I'm not sure what to do now. I could, I suppose, go to a different mall that had different stores. I could order online from someone, don't know who. But if I don't get to try the jeans on, I don't know if they'd fit decently, and it's going to be a huge hassle to send jeans back and forth in the mail if they don't. I could go to the Levi's store in the City where they custom make jeans for a bit more money, but their website claims that they only do well fitting within a certain waist size range, and I measured, and I was, as I was finishing off my period and thus at my largest, the very bottom number of that range. So. Anyone have any advice? This is ridiculous. I sent e-mails to those unfortunate enough to have e-mailed me recently, ranting and raving about this experience yesterday, but I really don't think I'm that all-out freaky that I shouldn't be able to buy a pair of jeans.
Or rather, I would not have said that any all-out freakiness I may or may not possess is in a realm that should affect my jeans buying.

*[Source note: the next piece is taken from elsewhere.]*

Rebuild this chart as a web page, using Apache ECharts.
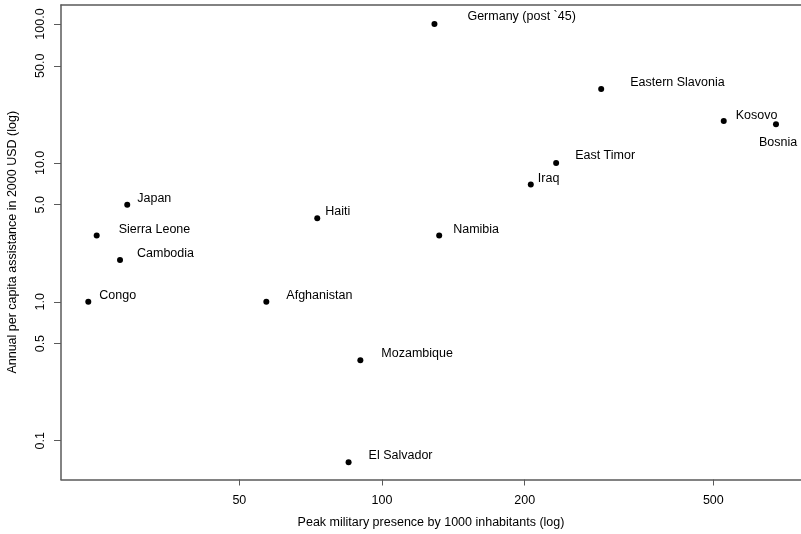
<!DOCTYPE html>
<html>
<head>
<meta charset="utf-8">
<script src="https://cdn.jsdelivr.net/npm/echarts@6/dist/echarts.min.js"></script>
<style>html,body{margin:0;padding:0;background:#fff}#c{width:801px;height:534px}</style>
</head>
<body>
<div id="c"></div>
<script>
// ---- data ----
var countries = ["Germany (post `45)", "Japan", "Sierra Leone", "Cambodia", "Congo", "Afghanistan", "Haiti", "Namibia",
  "Mozambique", "El Salvador", "Eastern Slavonia", "Kosovo", "Bosnia", "East Timor", "Iraq"];
var militaryPresence = [129, 29, 25, 28, 24, 57, 73, 132, 90, 85, 290, 526, 678, 233, 206];
var assistance = [100, 5.0, 3.0, 2.0, 1.0, 1.0, 4.0, 3.0, 0.38, 0.07, 34, 20, 19, 10, 7.0];
var xTicks = [50, 100, 200, 500];
var yTicks = [0.1, 0.5, 1, 5, 10, 50, 100];

// ---- label placement (styling only) ----
var labelOffsets = [[30,-7],[7,-6],[19,-6],[14,-6],[8,-6],[17,-6],[5,-7],[11,-6],
  [18,-7],[17,-7],[26,-7],[9,-6],[-20,18],[16,-7],[4,-6]];

var FONT = "'Liberation Sans', Arial, Helvetica, sans-serif";
var FS = 12.5;
var TXT = '#000';
var LINE = '#5a5a5a';
var XMIN = 21.02, XMAX = 765.6;

var points = countries.map(function (n, i) {
  return {
    name: n,
    value: [militaryPresence[i], assistance[i]],
    label: { offset: labelOffsets[i] }
  };
});

var chart = echarts.init(document.getElementById('c'), null, { renderer: 'canvas' });
chart.setOption({
  animation: false,
  backgroundColor: '#fff',
  textStyle: { fontFamily: FONT },
  grid: { left: 61, top: 5, right: 0, bottom: 54.5, show: false, containLabel: false, outerBoundsMode: 'none' },
  xAxis: [{
    type: 'log', logBase: 10, min: XMIN, max: XMAX, position: 'bottom',
    name: 'Peak military presence by 1000 inhabitants (log)',
    nameLocation: 'middle', nameGap: 37,
    nameTextStyle: { fontSize: FS, color: TXT, fontFamily: FONT },
    axisLine: { show: true, onZero: false, lineStyle: { color: LINE, width: 1.5 } },
    axisTick: { show: true, length: 6, customValues: xTicks, lineStyle: { color: LINE, width: 1 } },
    axisLabel: { customValues: xTicks, fontSize: FS, color: TXT, margin: 15, fontFamily: FONT,
      formatter: function (v) { return String(Math.round(v)); } },
    splitLine: { show: false }
  }, {
    type: 'log', logBase: 10, min: XMIN, max: XMAX, position: 'top',
    axisLine: { show: true, onZero: false, lineStyle: { color: LINE, width: 1.5 } },
    axisTick: { show: false }, axisLabel: { show: false }, splitLine: { show: false }
  }],
  yAxis: {
    type: 'log', logBase: 10, min: 0.05259, max: 136.99,
    name: 'Annual per capita assistance in 2000 USD (log)',
    nameLocation: 'middle', nameGap: 42, nameRotate: 90,
    nameTextStyle: { fontSize: FS, color: TXT, fontFamily: FONT },
    axisLine: { show: true, onZero: false, lineStyle: { color: LINE, width: 1.5 } },
    axisTick: { show: true, length: 7, customValues: yTicks, lineStyle: { color: LINE, width: 1 } },
    axisLabel: { customValues: yTicks, rotate: 90, fontSize: FS, color: TXT, margin: 14, fontFamily: FONT,
      formatter: function (v) { return (Math.round(v * 10) / 10).toFixed(1); } },
    splitLine: { show: false }
  },
  series: [{
    type: 'scatter',
    xAxisIndex: 0,
    symbol: 'circle',
    symbolSize: 6,
    itemStyle: { color: '#000', opacity: 1 },
    data: points,
    label: {
      show: true, position: 'right', distance: 0,
      formatter: '{b}', fontSize: FS, color: TXT, fontFamily: FONT,
      align: 'left', verticalAlign: 'middle', opacity: 1
    },
    emphasis: { disabled: true }
  }]
});
</script>
</body>
</html>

Am I wrong about this? Those of you who have met me -- would you have said, "Now, there's a girl with a weird ass?" And don't dodge the question, either. Although "I didn't pay any attention to your ass" is a good enough answer, if it's honest.
We did get wedding presents for Curt and Rebecca and for John and Christine, whom I totally forgot to mention when I was talking yesterday about people getting married this summer. And we did get me a bra, and we got girly soap (pink floral shower gel, as opposed to the manly soap that Mark and Timprov use) and laundry detergent. And we found the Goodwill, only to find that it was boarded up and closed, so we dropped the old clothes off at the St. Vincent de Paul place on Decoto Rd. So the trip wasn't entirely a waste. Just...disappointing and frustrating.

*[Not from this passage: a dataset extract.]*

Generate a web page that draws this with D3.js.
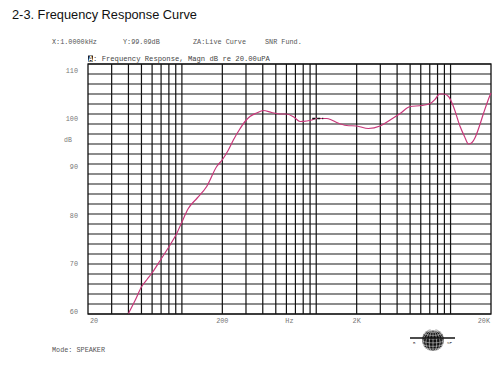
<!DOCTYPE html>
<html>
<head>
<meta charset="utf-8">
<script src="https://cdn.jsdelivr.net/npm/d3@7"></script>
<style>
  body { margin: 0; background: #fff; }
  svg { display: block; }
</style>
</head>
<body>
<div class="chart"></div>
<script>
// response curve (Hz, dB)
const freqs = [40, 45, 50.2, 55, 59.6, 70, 81.6, 91.5, 100, 111.6, 130, 153, 181.6, 200.6, 221.8, 241.6, 270, 295, 321, 360, 403.8, 466, 538, 600, 680, 758, 850, 927, 1000, 1100, 1200, 1300, 1422, 1687, 2000, 2443, 2986, 3548, 4211, 5000, 6110, 7046, 7700, 8275, 8900, 9660, 10500, 11780, 12700, 13590, 14300, 15240, 16400, 17580, 19700, 20000];
const levels = [60.1, 62.8, 65.5, 66.9, 68.1, 71.0, 73.8, 76.1, 78.4, 81.1, 83.2, 85.5, 89.5, 90.9, 92.8, 94.8, 97.0, 98.5, 99.5, 100.2, 100.7, 100.3, 100.0, 100.0, 99.4, 98.5, 98.6, 98.8, 99.1, 99.1, 99.1, 98.8, 98.3, 97.7, 97.6, 97.1, 97.6, 98.8, 100.1, 101.5, 101.7, 102.1, 103.0, 104.0, 104.0, 103.5, 101.5, 97.5, 95.5, 94.0, 94.2, 95.3, 97.6, 100.1, 103.8, 104.2];

const yTicks = [110, 100, 90, 80, 70, 60];
const xLabels = [
  { f: 20, text: "20", anchor: "start", dx: 2 },
  { f: 200, text: "200", anchor: "middle", dx: 0 },
  { f: 632, text: "Hz", anchor: "middle", dx: 0 },
  { f: 2000, text: "2K", anchor: "middle", dx: 0 },
  { f: 20000, text: "20K", anchor: "end", dx: -1 }
];
const cursor = { f: 1000, db: 99.09 };

const W = 501, H = 368;
const pLeft = 88, pRight = 491, pTop = 64, pBottom = 314;

const svg = d3.select(".chart")
  .append("svg")
  .attr("width", W)
  .attr("height", H);

const x = d3.scaleLog().domain([20, 20000]).range([pLeft, pRight]);
const y = d3.scaleLinear().domain([60, 110]).range([pBottom, pTop]);
// the dB labels sit a bit inside the grid in the original
const yLab = d3.scaleLinear().domain([60, 110]).range([312, 71]);

const mono = "'Liberation Mono', 'DejaVu Sans Mono', monospace";

// title
svg.append("text")
  .attr("x", 12)
  .attr("y", 19)
  .attr("font-family", "'Liberation Sans', Arial, sans-serif")
  .attr("font-size", "12.8px")
  .attr("fill", "#111")
  .text("2-3. Frequency Response Curve");

// readout line
const readout = [
  { x: 52, t: "X:1.0000kHz" },
  { x: 123, t: "Y:99.09dB" },
  { x: 193, t: "ZA:Live Curve" },
  { x: 265, t: "SNR Fund." }
];
svg.selectAll(".readout")
  .data(readout)
  .join("text")
  .attr("x", d => d.x)
  .attr("y", 44)
  .attr("font-family", mono)
  .attr("font-size", "6.8px")
  .attr("fill", "#555")
  .text(d => d.t);

// trace label: boxed "A" then the description
svg.append("rect")
  .attr("x", 88)
  .attr("y", 55.5)
  .attr("width", 5)
  .attr("height", 6)
  .attr("fill", "#222");
svg.append("text")
  .attr("x", 88.5)
  .attr("y", 61)
  .attr("font-family", mono)
  .attr("font-size", "7.2px")
  .attr("font-weight", "bold")
  .attr("fill", "#fff")
  .text("A");
svg.append("text")
  .attr("x", 93)
  .attr("y", 61)
  .attr("font-family", mono)
  .attr("font-size", "7.2px")
  .attr("fill", "#444")
  .text(": Frequency Response, Magn dB re 20.00uPA");

// horizontal grid every 2 dB
const hLines = d3.range(60, 111, 2);
svg.append("g")
  .selectAll("line")
  .data(hLines)
  .join("line")
  .attr("x1", pLeft)
  .attr("x2", pRight)
  .attr("y1", d => y(d))
  .attr("y2", d => y(d))
  .attr("stroke", d => ((d - 60) % 4 === 0 ? "#1a1a1a" : "#666"))
  .attr("stroke-width", d => ((d - 60) % 4 === 0 ? 1.1 : 1.5));

// vertical log grid
const vGrid = [];
[10, 100, 1000, 10000].forEach(dec => {
  for (let k = 1; k <= 9; k++) {
    const f = dec * k;
    if (f > 20 && f < 20000) vGrid.push(f);
  }
});
svg.append("g")
  .selectAll("line")
  .data(vGrid)
  .join("line")
  .attr("x1", d => x(d))
  .attr("x2", d => x(d))
  .attr("y1", pTop)
  .attr("y2", pBottom)
  .attr("stroke", "#111")
  .attr("stroke-width", 1.2);

// frame
svg.append("rect")
  .attr("x", pLeft)
  .attr("y", pTop)
  .attr("width", pRight - pLeft)
  .attr("height", pBottom - pTop)
  .attr("fill", "none")
  .attr("stroke", "#111")
  .attr("stroke-width", 1.3);

// y labels
svg.selectAll(".ylab")
  .data(yTicks)
  .join("text")
  .attr("x", 78)
  .attr("y", d => yLab(d) + 2)
  .attr("text-anchor", "end")
  .attr("font-family", mono)
  .attr("font-size", "6.8px")
  .attr("fill", "#777")
  .text(d => d);
svg.append("text")
  .attr("x", 64)
  .attr("y", 142)
  .attr("font-family", mono)
  .attr("font-size", "6.5px")
  .attr("fill", "#777")
  .text("dB");

// x labels
svg.selectAll(".xlab")
  .data(xLabels)
  .join("text")
  .attr("x", d => x(d.f) + d.dx)
  .attr("y", 323)
  .attr("text-anchor", d => d.anchor)
  .attr("font-family", mono)
  .attr("font-size", "6.8px")
  .attr("fill", "#777")
  .text(d => d.text);

// curve
const pts = freqs.map((f, i) => [f, levels[i]]);
const line = d3.line()
  .x(d => x(d[0]))
  .y(d => y(d[1]))
  .curve(d3.curveMonotoneX);
svg.append("path")
  .datum(pts)
  .attr("d", line)
  .attr("fill", "none")
  .attr("stroke", "#c8377a")
  .attr("stroke-width", 1.2);

// cursor marker
const cx = x(cursor.f), cy = y(cursor.db);
svg.append("line")
  .attr("x1", cx - 4).attr("x2", cx + 7)
  .attr("y1", cy).attr("y2", cy)
  .attr("stroke", "#111")
  .attr("stroke-width", 1.6)
  .attr("stroke-dasharray", "3,2");

// mode
svg.append("text")
  .attr("x", 52)
  .attr("y", 352)
  .attr("font-family", mono)
  .attr("font-size", "6.8px")
  .attr("fill", "#555")
  .text("Mode: SPEAKER");

// logo: small globe with a bar
const gx = 433, gy = 340, gr = 11;
const proj = d3.geoOrthographic()
  .scale(gr)
  .translate([gx, gy])
  .rotate([20, -15]);
const geo = d3.geoPath(proj);
svg.append("path")
  .datum({ type: "Sphere" })
  .attr("d", geo)
  .attr("fill", "#111");
svg.append("path")
  .datum(d3.geoGraticule().step([20, 20])())
  .attr("d", geo)
  .attr("fill", "none")
  .attr("stroke", "#fff")
  .attr("stroke-width", 0.5);
svg.append("line")
  .attr("x1", 410).attr("x2", 455)
  .attr("y1", 338).attr("y2", 338)
  .attr("stroke", "#111")
  .attr("stroke-width", 1.5);
svg.append("text")
  .attr("x", 413).attr("y", 344)
  .attr("font-family", mono)
  .attr("font-size", "4px")
  .attr("fill", "#333")
  .text("R");
svg.append("text")
  .attr("x", 447).attr("y", 344)
  .attr("font-family", mono)
  .attr("font-size", "4px")
  .attr("fill", "#333")
  .text("SF");
</script>
</body>
</html>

Ah well. I gave up on the Margaret Atwood short stories when I started grinding my teeth at them. Read Donald Maass' Writing the Breakout Novel instead. (Maass is a literary agent, and I'll probably submit my query to his agency if the agent I've currently sent to ever gets back to me and it's a no.) Some of the stuff he said was kind of silly, and some of it made sense. A lot of it was refreshing because he was focused on telling a good story, because he honestly believes that's what sells books. But I think the most important thing it did was to get me thinking more consciously about the construction of this book, even when it was on total tangents to the stuff he was saying. When I was done with that, I found myself in the mood for a murder mystery, so I went back to Kate Wilhelm's Death Qualified. Good stuff, as expected.

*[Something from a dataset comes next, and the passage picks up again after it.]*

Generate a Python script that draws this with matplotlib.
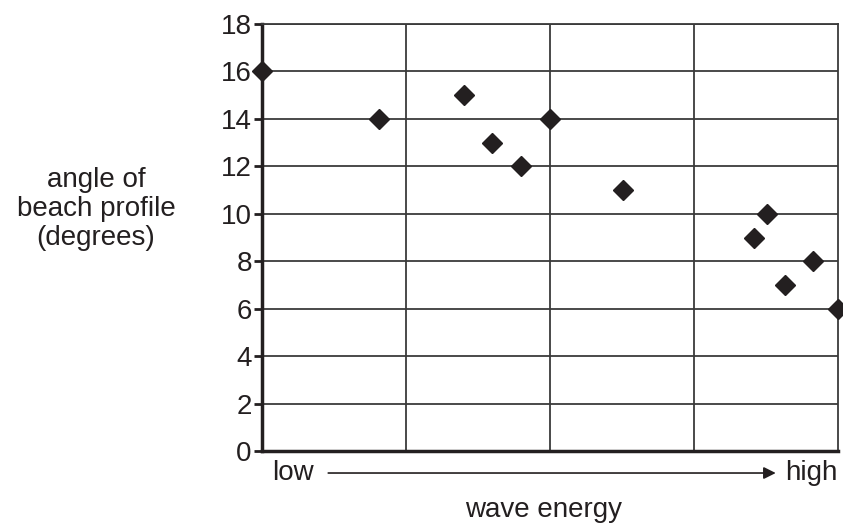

I got some good Not The Moose work done yesterday, but I also wrote a couple of pages on one of the YA novels in the works. Not a problem. Just got the ideas down, so then when I'm ready to write it, I have some scenes from which I can jump off, and some major plot points explicated. This is never a bad thing. The only time I've ever sat down to write a novel and not had some scenes for it already written was Fortress. I don't anticipate that it'll happen a lot in the future, either, because when I get the ideas for the novels, I often get a few easy scenes as well, and I might as well write them down as not. So then when I have a novel to write, I already have bits of it.
I'm so tired. It's only 8:30, so it would seem like I could go back to bed. But I can't. My brain is wide awake, racing around, probably accomplishing more than my body is going to let it do all day. So tired. Don't know how I got this tired, and it always scares me when I'm this tired, because this is how it is before I get sick. This is also how it is before I just need to get a lot of rest, though, so it's no guarantee of illness. Thankfully. That's the last thing I need just now. I'm going to sprawl and read Kate Wilhelm and hope that my white cranberry peach juice gives me an energy boost that the Nutella tortilla and milk did not. And try to figure out what's on my "to do" list that will take the least energy. Have a good day. Rest up.